» What is being asked
Say how many lines of the listing below contain "this", giving the number and nothing else.

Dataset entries

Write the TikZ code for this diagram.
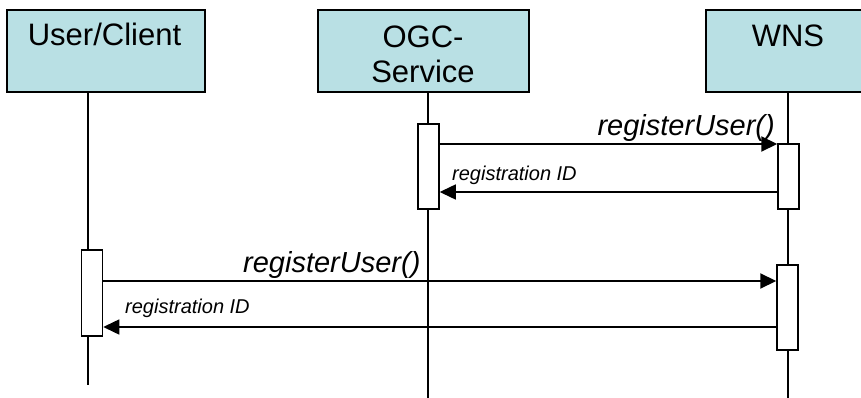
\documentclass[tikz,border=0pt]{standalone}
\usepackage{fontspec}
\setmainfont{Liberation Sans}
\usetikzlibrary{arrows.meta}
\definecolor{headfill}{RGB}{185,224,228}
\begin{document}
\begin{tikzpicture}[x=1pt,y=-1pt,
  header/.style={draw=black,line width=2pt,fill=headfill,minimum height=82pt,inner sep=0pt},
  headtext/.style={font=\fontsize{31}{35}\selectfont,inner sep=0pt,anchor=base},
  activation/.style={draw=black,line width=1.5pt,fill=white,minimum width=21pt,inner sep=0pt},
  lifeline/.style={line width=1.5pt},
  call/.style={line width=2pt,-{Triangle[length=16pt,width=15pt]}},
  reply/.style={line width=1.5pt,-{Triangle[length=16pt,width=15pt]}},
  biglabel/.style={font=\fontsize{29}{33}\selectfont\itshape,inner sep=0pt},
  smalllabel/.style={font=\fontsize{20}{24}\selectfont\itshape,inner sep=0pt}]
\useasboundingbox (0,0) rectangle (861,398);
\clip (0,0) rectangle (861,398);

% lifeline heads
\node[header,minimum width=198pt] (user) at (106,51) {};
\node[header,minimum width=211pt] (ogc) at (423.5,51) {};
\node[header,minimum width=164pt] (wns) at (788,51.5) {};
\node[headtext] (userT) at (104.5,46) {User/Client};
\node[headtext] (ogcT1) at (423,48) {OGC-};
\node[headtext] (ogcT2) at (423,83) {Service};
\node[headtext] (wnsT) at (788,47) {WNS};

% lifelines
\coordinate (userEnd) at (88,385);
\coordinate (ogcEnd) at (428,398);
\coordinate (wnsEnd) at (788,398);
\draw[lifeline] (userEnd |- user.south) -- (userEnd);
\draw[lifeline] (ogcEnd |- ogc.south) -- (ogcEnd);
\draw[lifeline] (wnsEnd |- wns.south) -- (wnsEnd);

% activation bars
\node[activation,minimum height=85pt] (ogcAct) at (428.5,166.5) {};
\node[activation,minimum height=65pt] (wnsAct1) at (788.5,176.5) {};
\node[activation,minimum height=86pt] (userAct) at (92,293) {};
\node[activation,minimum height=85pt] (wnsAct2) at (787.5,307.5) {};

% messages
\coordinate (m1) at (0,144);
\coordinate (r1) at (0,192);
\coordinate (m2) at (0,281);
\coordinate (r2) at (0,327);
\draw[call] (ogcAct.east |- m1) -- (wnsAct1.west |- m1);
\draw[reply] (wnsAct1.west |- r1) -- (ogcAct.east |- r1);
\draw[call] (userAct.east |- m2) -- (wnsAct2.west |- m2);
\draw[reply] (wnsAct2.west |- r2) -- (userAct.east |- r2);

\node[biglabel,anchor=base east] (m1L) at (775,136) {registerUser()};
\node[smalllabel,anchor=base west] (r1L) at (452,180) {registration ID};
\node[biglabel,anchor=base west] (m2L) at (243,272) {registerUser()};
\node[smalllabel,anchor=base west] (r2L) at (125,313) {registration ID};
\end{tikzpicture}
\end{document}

==

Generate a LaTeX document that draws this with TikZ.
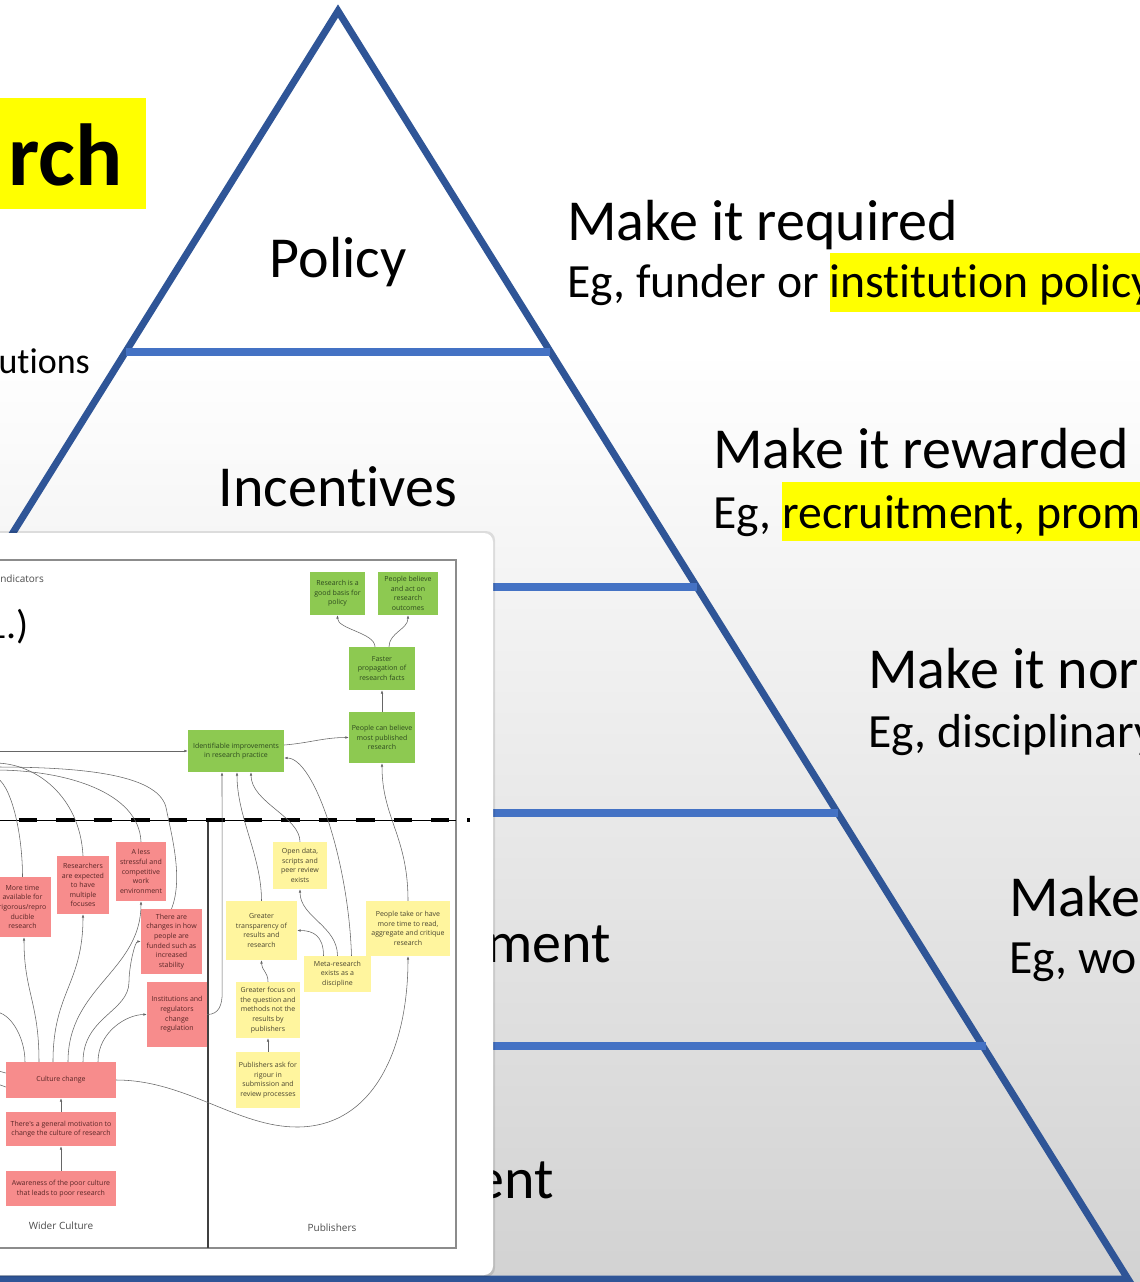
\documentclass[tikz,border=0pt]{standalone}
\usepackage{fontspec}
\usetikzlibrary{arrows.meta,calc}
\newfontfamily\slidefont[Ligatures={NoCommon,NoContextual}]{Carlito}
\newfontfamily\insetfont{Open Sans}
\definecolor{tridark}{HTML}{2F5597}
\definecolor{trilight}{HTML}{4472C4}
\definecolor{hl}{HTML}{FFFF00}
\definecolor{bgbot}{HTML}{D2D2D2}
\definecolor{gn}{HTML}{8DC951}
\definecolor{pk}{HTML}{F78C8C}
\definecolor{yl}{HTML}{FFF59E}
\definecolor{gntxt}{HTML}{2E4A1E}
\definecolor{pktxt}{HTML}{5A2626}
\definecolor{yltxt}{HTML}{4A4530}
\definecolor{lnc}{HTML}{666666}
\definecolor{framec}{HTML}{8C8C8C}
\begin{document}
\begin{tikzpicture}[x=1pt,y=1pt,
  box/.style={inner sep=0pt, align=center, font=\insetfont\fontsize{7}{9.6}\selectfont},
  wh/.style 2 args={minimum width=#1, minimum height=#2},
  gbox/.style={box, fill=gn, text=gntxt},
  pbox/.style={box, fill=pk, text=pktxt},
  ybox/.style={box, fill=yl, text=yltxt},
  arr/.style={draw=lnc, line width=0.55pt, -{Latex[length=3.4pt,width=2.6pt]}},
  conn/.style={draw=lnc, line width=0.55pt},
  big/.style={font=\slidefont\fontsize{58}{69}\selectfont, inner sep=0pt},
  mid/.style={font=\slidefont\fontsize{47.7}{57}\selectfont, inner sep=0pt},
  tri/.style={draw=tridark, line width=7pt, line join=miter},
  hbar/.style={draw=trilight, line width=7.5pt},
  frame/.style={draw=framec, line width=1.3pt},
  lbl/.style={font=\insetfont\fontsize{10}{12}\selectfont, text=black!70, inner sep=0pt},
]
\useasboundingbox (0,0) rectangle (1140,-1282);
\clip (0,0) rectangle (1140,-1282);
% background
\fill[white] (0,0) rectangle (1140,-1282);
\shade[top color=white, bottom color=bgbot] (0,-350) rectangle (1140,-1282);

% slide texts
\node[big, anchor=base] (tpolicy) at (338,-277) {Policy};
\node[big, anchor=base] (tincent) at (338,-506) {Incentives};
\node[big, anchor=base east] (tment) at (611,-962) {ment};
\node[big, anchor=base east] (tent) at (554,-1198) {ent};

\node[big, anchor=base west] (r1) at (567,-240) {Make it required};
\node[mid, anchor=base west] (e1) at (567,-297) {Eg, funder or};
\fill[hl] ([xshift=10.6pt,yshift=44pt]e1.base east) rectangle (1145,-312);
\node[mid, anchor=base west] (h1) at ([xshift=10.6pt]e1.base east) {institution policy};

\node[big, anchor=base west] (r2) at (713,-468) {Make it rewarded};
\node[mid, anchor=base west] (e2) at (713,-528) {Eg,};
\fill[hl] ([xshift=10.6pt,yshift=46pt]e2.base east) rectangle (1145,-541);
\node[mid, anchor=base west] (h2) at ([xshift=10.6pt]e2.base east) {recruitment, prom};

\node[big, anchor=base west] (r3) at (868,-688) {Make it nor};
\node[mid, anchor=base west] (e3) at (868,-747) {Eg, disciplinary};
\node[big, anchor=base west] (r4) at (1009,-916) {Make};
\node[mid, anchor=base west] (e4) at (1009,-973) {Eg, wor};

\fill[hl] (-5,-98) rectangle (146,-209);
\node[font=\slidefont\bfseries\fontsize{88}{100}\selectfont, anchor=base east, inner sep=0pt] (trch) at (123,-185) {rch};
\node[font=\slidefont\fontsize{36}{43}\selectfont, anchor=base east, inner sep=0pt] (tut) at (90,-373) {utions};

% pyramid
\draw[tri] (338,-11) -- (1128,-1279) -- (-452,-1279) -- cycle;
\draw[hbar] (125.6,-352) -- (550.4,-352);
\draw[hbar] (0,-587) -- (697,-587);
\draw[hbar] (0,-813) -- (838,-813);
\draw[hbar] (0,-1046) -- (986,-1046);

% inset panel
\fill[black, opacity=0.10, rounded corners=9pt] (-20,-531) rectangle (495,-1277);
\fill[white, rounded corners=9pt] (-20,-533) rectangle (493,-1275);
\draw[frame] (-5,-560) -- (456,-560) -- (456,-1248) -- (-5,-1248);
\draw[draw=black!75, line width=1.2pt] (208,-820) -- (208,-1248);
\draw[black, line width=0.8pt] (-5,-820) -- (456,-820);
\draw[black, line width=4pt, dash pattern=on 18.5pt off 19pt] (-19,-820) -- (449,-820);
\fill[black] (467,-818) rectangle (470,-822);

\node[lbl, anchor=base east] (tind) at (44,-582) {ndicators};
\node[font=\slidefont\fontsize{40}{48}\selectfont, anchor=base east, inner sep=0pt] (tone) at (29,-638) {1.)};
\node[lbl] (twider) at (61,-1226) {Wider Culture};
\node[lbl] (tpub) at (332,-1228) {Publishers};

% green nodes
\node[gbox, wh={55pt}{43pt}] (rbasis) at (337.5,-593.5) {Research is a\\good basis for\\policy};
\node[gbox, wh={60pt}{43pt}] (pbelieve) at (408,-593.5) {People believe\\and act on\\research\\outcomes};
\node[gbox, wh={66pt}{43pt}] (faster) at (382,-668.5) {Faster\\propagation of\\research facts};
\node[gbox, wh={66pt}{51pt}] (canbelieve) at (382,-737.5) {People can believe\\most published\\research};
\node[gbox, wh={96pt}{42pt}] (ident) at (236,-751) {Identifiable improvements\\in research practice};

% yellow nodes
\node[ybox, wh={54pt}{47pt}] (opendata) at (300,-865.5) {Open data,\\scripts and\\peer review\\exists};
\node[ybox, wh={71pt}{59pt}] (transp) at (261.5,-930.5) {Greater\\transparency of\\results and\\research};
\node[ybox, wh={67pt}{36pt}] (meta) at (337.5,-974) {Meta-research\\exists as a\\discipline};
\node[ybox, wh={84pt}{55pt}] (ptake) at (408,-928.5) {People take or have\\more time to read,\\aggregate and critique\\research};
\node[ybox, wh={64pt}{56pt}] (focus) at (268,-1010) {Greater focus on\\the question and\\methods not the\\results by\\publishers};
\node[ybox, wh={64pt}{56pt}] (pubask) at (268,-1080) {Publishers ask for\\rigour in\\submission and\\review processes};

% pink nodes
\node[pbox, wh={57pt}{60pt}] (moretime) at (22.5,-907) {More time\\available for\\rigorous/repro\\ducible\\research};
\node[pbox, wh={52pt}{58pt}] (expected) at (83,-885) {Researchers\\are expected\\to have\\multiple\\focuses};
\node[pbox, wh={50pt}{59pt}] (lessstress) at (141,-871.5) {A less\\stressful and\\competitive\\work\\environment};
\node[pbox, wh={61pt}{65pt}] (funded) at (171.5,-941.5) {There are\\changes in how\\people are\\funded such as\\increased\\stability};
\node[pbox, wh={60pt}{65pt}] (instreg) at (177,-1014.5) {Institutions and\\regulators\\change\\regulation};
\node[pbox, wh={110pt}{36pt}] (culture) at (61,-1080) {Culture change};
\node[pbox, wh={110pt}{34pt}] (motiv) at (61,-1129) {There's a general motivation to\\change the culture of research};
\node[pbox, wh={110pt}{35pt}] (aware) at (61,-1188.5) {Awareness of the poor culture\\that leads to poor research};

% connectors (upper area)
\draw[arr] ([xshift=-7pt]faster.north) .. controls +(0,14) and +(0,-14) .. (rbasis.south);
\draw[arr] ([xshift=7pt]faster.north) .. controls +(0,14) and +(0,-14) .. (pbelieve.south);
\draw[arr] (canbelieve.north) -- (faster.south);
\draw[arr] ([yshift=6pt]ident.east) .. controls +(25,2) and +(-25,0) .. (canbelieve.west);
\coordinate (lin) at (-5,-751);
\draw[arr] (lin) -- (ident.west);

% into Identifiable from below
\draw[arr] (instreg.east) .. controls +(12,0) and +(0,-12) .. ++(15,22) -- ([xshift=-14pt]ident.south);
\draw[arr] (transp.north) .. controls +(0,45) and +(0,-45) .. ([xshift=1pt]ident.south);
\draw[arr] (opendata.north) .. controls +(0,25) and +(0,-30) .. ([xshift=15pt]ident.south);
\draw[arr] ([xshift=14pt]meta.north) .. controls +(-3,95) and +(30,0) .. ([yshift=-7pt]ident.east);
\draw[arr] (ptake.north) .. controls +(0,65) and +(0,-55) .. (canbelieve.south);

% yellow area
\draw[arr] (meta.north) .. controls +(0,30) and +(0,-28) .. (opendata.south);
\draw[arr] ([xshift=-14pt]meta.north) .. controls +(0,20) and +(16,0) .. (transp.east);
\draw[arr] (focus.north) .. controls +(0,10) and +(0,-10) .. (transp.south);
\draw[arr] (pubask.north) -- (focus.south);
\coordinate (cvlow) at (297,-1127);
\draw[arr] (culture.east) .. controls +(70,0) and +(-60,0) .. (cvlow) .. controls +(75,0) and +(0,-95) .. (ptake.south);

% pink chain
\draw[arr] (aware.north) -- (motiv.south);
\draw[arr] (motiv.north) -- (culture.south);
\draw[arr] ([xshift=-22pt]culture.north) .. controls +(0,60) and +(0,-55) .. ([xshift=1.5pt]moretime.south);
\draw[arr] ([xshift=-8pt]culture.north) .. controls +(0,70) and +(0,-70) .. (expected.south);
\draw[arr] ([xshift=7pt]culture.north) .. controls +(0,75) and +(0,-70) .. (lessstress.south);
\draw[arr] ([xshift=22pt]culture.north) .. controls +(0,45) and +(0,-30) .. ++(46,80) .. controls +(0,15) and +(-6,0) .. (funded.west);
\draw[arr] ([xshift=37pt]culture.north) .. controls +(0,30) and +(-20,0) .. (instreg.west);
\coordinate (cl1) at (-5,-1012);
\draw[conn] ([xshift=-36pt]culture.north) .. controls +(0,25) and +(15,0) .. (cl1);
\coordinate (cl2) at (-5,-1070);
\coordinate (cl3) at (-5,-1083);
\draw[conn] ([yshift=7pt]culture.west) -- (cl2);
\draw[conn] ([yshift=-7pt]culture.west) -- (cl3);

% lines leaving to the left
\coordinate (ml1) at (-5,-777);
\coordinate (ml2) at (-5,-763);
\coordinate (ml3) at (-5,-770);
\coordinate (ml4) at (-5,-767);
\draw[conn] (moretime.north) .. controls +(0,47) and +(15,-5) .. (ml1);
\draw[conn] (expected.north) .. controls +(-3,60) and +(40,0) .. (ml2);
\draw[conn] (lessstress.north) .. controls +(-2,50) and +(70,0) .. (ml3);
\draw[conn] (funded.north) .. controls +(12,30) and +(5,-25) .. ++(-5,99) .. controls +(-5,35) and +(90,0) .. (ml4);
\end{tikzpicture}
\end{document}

» Output
2